- Pagal-e Garab Pagal-e Garab
- Coordinates: 33°27′31″N 46°44′40″E﻿ / ﻿33.45861°N 46.74444°E
- Country: Iran
- Province: Ilam
- County: Badreh
- District: Central
- Rural District: Alishervan

Population (2016)
- • Total: 1,037
- Time zone: UTC+3:30 (IRST)

= Pagal-e Garab =

Village in Ilam province, Iran

Pagal-e Garab (پاگل گراب) (Note: Also known as and Garāb, Gorab, Pākal Gadāb, Pākal Garāb, Pakal-e Garab, Pākal-e Garāb, and Pay-e Kal-e Garāb) is a village in, and the capital of, Alishervan Rural District of the Central District of Badreh County, Ilam province, Iran.

==Demographics==
===Ethnicity===
The village is populated by Kurds.

===Population===
At the time of the 2006 National Census, the village's population was 1,139 in 203 households, when it was in Mish Khas Rural District of the Central District of Ilam County.
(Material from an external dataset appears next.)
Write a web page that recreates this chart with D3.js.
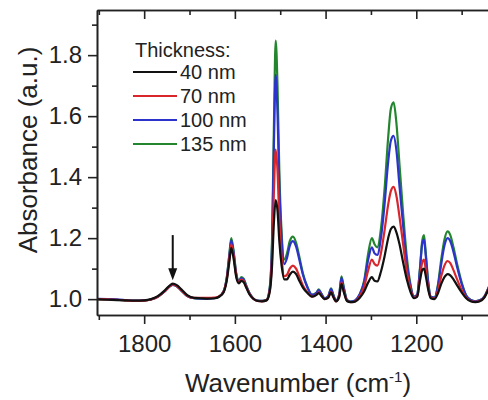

The following census in 2011 counted 1,169 people in 261 households. The 2016 census measured the population of the village as 1,037 people in 276 households, by which time the rural district had been separated from the district in the establishment of Sivan District. Pagal-e Garab was transferred to Alishervan Rural District created in the new district. It was the most populous village in its rural district.

In 2023, the rural district was separated from the county to join the Central District of Badreh County.